We have more Manufacturing Features in the top 20 (15) vs Biological (5). That said, we had more Manufacturing features to start with so, this could just be a class imbalance issue. … or maybe Manufacturing Processes have more impact than base Biological?
# Get top feature names
features <- as.data.frame(enetImp[["importance"]]) %>%
arrange(-Overall, ) %>%
rownames()
features <- features[1:20]
cmp_imp <- as.data.frame(x_outliers)[features]

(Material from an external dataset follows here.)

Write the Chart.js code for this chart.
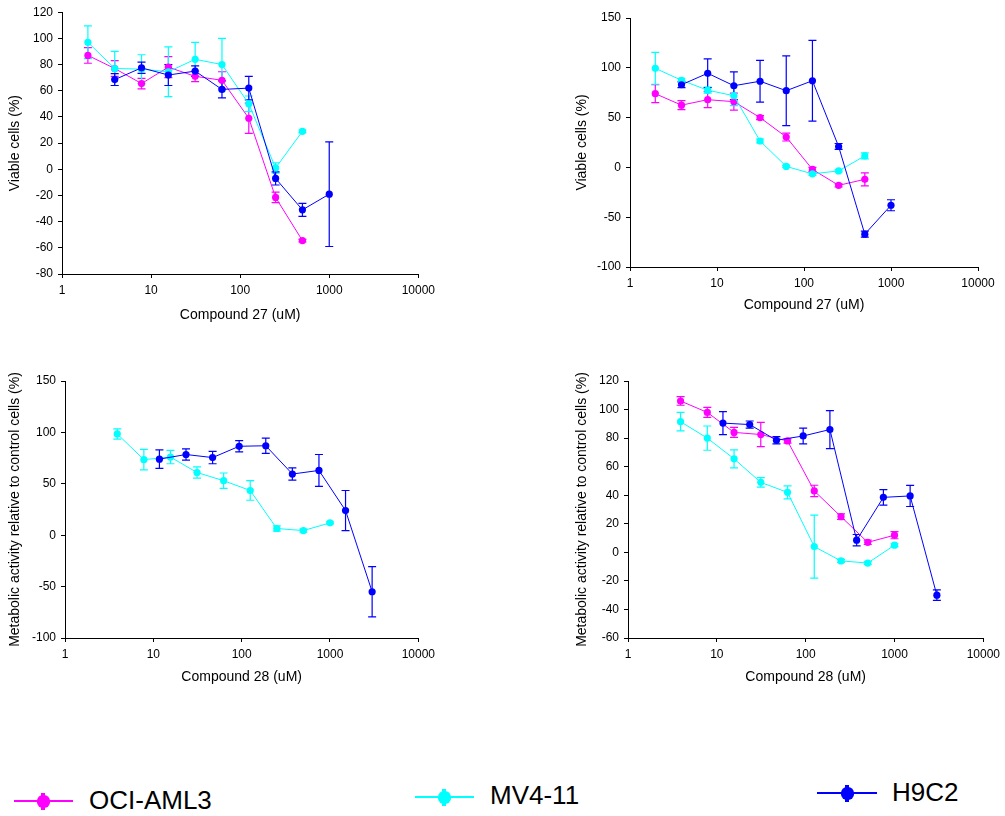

cmp_imp$Yield <- cmp$Yield
featurePlot(x = cmp_imp[features],
y = cmp_imp$Yield,
plot = "scatter",
type = c("p", 'smooth'),
span = .5,
pch = 20)# Show feature correlations/target by decreasing correlation
#stack(sort(cor(clean_df[,1], clean_df[,2:ncol(clean_df)])[,], decreasing=TRUE))Since we cannot affect Biological Features, we can ignore those for now. However, for the Manufacuring features, we can look for those that show a relationship and try altering our Manufacturing towards the more favorable values. At this point, we haven’t established causation, merely correlation. So, changing those values might not lead to improvements, however these are good candidates for exploration. I would setup experimets where we independently test changing each candidate Manufacturing feature with the strongest correlation and starting from the top of list (based on feature importance) to see if it’s a lever for improving yield. Note: Just because a variable appeared at the top of the feature importance doesn’t mean it is the lever that could have the most impact if changed … but it’s a good place to start and better than just randomly adjusting manufactuing levers.